A poll last month showed just 8 percent of blacks here have a favorable view of the mayor. Only 4 percent say they will vote for Giuliani in the upcoming US Senate election, while 90 percent plan to vote for his opponent, Hillary Rodham Clinton.

In the 1997 mayoral election, by contrast, Giuliani attracted 20 percent of the city's black vote, a huge figure for a Republican.

Across the city, politicians, activists, and ordinary citizens - black and white - are wondering where Giuliani went wrong, why he has chosen to ignore such a huge segment of his own city.

There was a moment in his second term when he started paying attention again. A little over a year ago, after a West African immigrant named Amadou Diallo was killed by four policemen as he stood in the vestibule of his apartment building in the Bronx, Giuliani met with some black leaders.

Manhattan borough president C. Virginia Fields and state comptroller Carl McCall had sought meetings with the mayor for over a year, ever since that election-night pledge. Giuliani had always put them off, until Diallo's death.

Flake also met with the mayor, though it was far from the first time. ''I tried to get him to realize,'' Flake recalled, ''that this was not an Al Sharpton thing, that there was a good deal of fear on the part of middle-class African-Americans like myself, who were afraid of their sons being stopped by gangs of police officers more than by street gangs.

''I suggested that he make a statement,'' Flake said, ''to give a sense of comfort that he is the mayor of all the citizens. He nodded. But that didn't happen. He went the other way.''

Flake added, ''That was the last time I talked with the mayor. He hasn't called me since.''

Fields said she met with Giuliani three times just after the Diallo shooting. At the first session, she recalled, ''He acknowledged that he should have met with me prior to that, and said we would meet as needed on a more frequent basis.'' But, she added, ''There has been no follow-up, no more meetings, since then.''

Dennis Walcott, president of the New York Urban League, set up two meetings between Giuliani and some black teenagers. ''There was very good interaction,'' Walcott recalled. But, again, after that, nothing.

Giuliani's press office did not respond to requests last week for an interview on the subject of race.

Even some of his supporters conceded he has a serious problem.

Siegel contends Giuliani has reasons for his withdrawal. ''It's a two-way street,'' he said. ''Giuliani reached out early, and he kept getting hit over the head, so he quit doing it. He's not a politician in the conventional sense. He doesn't `empathize.' He doesn't like taking crap from people - not just black people, any people.''

However, Siegel acknowledged, ''He made a mistake in breaking off relations. A mayor needs to build ties to all groups in a city. Now he doesn't have anybody to reach out to, and that's not just bad politics, it's dangerous.''

At the funeral march for Dorismond on Saturday, a riot briefly broke out, with 23 police officers wounded by bricks and flying glass. A fear is stirring that race relations in this city may get ugly again.

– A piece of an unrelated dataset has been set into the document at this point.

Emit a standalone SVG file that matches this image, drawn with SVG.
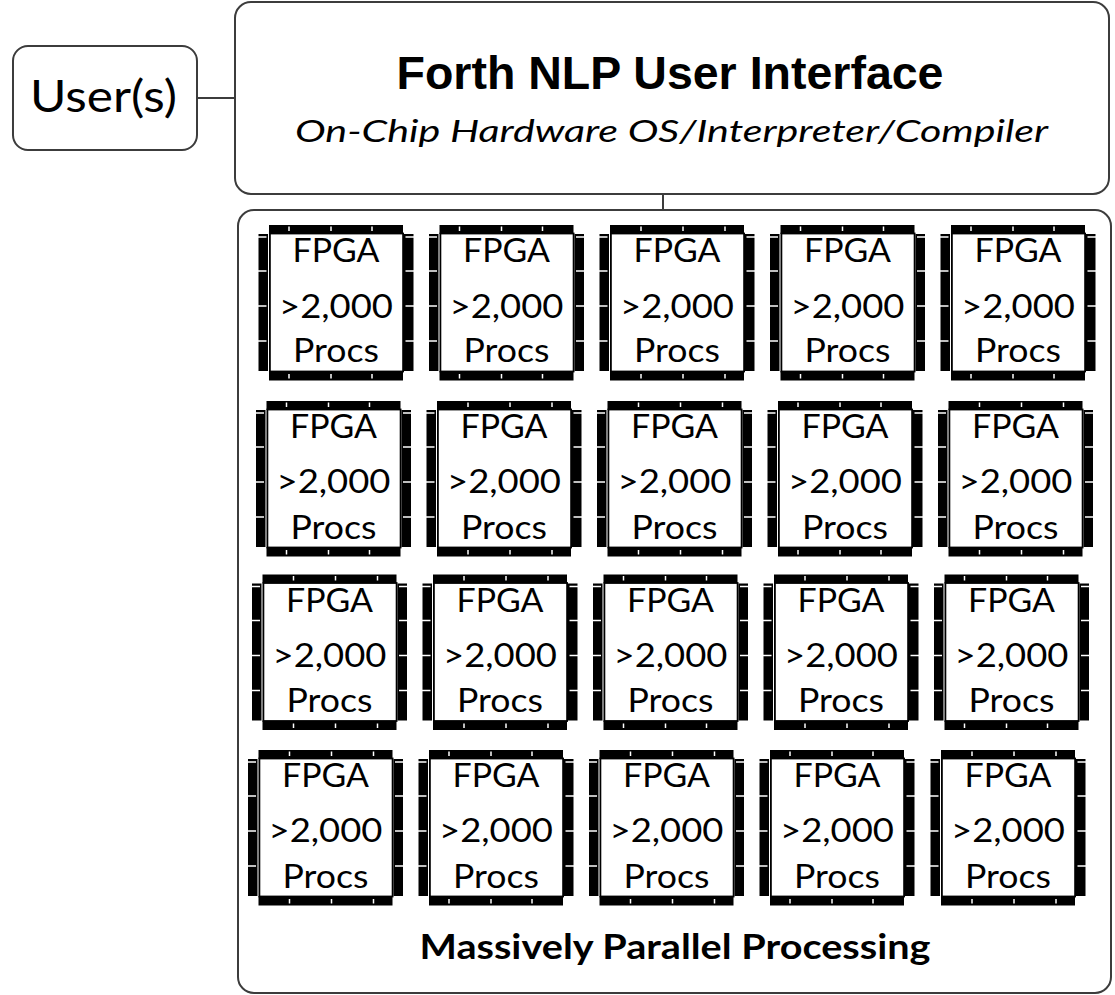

Giuliani's stance on racial issues dates back to the start of his mayoralty in 1993.

New York politics, over the previous two decades, had deteriorated to a point where the loudest, most radical leaders of each ethnic group demanded special treatment and usually got it.

Giuliani ended this culture, calling for a policy of ''one city, one standard,'' and most New Yorkers, including many blacks, welcomed it.

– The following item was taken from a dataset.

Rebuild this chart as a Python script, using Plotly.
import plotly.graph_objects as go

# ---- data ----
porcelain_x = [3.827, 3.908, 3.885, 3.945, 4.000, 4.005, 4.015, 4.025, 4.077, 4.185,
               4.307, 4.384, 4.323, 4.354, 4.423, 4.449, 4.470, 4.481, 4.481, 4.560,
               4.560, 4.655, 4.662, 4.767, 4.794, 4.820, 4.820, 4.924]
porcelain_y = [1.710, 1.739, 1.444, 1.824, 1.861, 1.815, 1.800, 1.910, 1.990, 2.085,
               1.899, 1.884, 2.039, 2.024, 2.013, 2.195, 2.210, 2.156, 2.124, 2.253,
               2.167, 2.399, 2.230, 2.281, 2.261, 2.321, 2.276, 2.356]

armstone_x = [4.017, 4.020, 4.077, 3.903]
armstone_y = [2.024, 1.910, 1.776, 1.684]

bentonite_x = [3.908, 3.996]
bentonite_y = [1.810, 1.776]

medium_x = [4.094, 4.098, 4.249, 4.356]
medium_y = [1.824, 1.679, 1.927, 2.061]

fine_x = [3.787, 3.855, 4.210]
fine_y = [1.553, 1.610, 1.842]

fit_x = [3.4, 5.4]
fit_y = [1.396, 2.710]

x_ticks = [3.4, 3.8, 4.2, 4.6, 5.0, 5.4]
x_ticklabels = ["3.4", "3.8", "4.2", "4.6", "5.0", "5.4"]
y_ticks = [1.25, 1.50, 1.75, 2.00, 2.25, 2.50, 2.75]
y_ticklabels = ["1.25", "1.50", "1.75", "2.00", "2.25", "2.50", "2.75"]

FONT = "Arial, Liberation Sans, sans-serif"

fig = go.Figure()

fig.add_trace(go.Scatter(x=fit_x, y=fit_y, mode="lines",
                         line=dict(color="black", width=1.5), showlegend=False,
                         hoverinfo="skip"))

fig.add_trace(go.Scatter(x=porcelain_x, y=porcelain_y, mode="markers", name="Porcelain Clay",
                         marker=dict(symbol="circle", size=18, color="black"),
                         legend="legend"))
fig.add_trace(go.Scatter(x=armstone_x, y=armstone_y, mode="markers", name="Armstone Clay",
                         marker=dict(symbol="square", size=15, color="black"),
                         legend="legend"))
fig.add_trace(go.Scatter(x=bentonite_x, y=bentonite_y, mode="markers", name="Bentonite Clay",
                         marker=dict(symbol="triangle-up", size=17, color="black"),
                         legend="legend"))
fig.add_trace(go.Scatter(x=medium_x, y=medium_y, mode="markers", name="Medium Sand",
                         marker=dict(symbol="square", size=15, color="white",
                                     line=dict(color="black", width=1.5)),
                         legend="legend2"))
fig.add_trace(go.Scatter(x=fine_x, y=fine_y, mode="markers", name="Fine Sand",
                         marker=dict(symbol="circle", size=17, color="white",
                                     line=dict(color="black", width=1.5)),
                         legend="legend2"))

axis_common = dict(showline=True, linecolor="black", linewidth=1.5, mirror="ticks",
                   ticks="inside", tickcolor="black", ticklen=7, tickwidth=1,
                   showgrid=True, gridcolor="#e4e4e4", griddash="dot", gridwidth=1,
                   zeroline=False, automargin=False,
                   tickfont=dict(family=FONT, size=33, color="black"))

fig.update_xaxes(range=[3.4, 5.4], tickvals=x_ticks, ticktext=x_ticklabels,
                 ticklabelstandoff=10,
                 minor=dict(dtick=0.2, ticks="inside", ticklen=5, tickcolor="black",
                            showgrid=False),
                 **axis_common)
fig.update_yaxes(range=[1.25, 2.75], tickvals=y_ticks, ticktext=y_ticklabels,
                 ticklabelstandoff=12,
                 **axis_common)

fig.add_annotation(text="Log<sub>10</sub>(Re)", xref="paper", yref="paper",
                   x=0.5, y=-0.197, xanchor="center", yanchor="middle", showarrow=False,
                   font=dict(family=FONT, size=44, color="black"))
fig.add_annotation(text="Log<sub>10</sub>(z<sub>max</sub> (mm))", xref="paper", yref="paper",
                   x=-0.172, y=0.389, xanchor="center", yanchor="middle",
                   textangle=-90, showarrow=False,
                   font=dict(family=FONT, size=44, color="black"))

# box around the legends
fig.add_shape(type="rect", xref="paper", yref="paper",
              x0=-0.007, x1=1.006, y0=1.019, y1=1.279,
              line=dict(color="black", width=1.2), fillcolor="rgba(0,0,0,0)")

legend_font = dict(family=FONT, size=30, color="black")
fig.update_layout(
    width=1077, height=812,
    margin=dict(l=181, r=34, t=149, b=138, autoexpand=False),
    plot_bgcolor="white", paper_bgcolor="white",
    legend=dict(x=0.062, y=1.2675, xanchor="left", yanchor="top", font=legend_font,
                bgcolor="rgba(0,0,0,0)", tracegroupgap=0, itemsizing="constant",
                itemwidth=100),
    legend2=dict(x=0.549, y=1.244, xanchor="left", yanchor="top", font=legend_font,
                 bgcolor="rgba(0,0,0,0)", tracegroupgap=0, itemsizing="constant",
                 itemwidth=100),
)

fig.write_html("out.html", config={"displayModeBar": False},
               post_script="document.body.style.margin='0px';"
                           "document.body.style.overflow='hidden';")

However, many think he took this policy beyond neutrality, into neglect and alienation. Fields noted there are only two high-ranking black officials in the Giuliani administration. While the mayor shrugs this off as resulting from the absence of racial quotas, many blacks see it as meaning ''their community has been left out of the running of the city,'' Fields said.

Giuliani repeatedly cites statistics showing that New York's police are less trigger-happy than those of other large cities, and that they are getting less and less so. Last year, 11 citizens here were killed in 71 police shootings. By comparison, in 1993, 23 were killed in 215 shootings.

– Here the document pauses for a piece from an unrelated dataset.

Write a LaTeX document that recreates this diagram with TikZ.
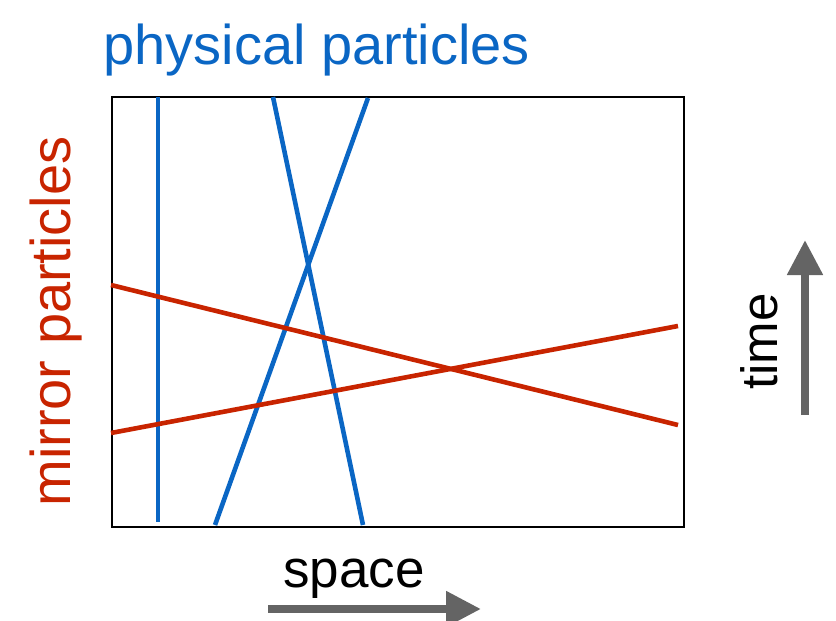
\documentclass[tikz,border=0pt]{standalone}
\usepackage{fontspec}
\setmainfont{Liberation Sans}
\usetikzlibrary{arrows.meta}
\definecolor{phys}{RGB}{10,102,196}
\definecolor{mirr}{RGB}{200,36,0}
\definecolor{arrgray}{RGB}{100,100,100}
\begin{document}
\begin{tikzpicture}[x=1pt,y=-1pt,
  frame/.style={draw=black,line width=2.2pt},
  physline/.style={draw=phys,line width=4.6pt},
  mirrline/.style={draw=mirr,line width=4.6pt},
  axisarrow/.style={draw=arrgray,line width=8pt,-{Triangle[length=35pt,width=34pt]}},
  lbl/.style={inner sep=0pt,anchor=base}]
\useasboundingbox (0,0) rectangle (836,621);
\node[frame,minimum width=572pt,minimum height=430pt,inner sep=0pt,anchor=north west] (box) at (111,96) {};
% physical particles
\coordinate (p1a) at (158,97);  \coordinate (p1b) at (158,522);
\coordinate (p2a) at (273,97);  \coordinate (p2b) at (363,525);
\coordinate (p3a) at (368,98);  \coordinate (p3b) at (215,525);
\draw[physline] (p1a) -- (p1b);
\draw[physline] (p2a) -- (p2b);
\draw[physline] (p3a) -- (p3b);
% mirror particles
\coordinate (m1a) at (111,285); \coordinate (m1b) at (678,425);
\coordinate (m2a) at (111,433); \coordinate (m2b) at (678,326);
\draw[mirrline] (m1a) -- (m1b);
\draw[mirrline] (m2a) -- (m2b);
% labels
\node[lbl,text=phys,font=\fontsize{56}{60}\selectfont] (physlbl) at (316.5,64) {physical particles};
\node[lbl,text=mirr,font=\fontsize{56}{60}\selectfont,rotate=90] (mirrlbl) at (70,321.5) {mirror particles};
\node[lbl,text=black,font=\fontsize{53}{57}\selectfont] (spacelbl) at (354,587) {space};
\node[lbl,text=black,font=\fontsize{51}{55}\selectfont,rotate=90] (timelbl) at (777,341.5) {time};
% axis arrows
\coordinate (sx0) at (268,609); \coordinate (sx1) at (481,609);
\coordinate (ty0) at (805,415); \coordinate (ty1) at (805,240);
\draw[axisarrow] (sx0) -- (sx1);
\draw[axisarrow] (ty0) -- (ty1);
\end{tikzpicture}
\end{document}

However, the outrage over Dorismond's death is over not so much the shooting - which is under investigation by the Manhattan district attorney - as the mayor's reaction to it.

Dorismond was standing on a midtown street corner after midnight when an undercover detective, doing a ''buy-and-bust'' drug-sting operation, approached him for some ''smokes.'' Dorismond - who, as a security guard for the 34th Street Business Improvement District, worked all day clearing the streets of criminals - got angry at the affront. A fight broke out. Back-up officers ran to the scene. One of them shot Dorismond.

The real storm broke when Giuliani released Dorismond's rap-sheet, to show that the victim was, as he put it, ''not an altar boy.'' The material included an alleged offense committed when Dorismond was 13 - a record that the juvenile court had ordered sealed. His adult arrests were for minor infractions, pleaded down to ''disorderly conduct,'' but the mayor falsely said they were for robbery.

When Giuliani came under attack, he justified opening the sealed record, saying a person's right to privacy ends with his death. He also refused to meet with Dorismond's grieving mother, saying that doing so would suggest the police officer was to blame for the shooting.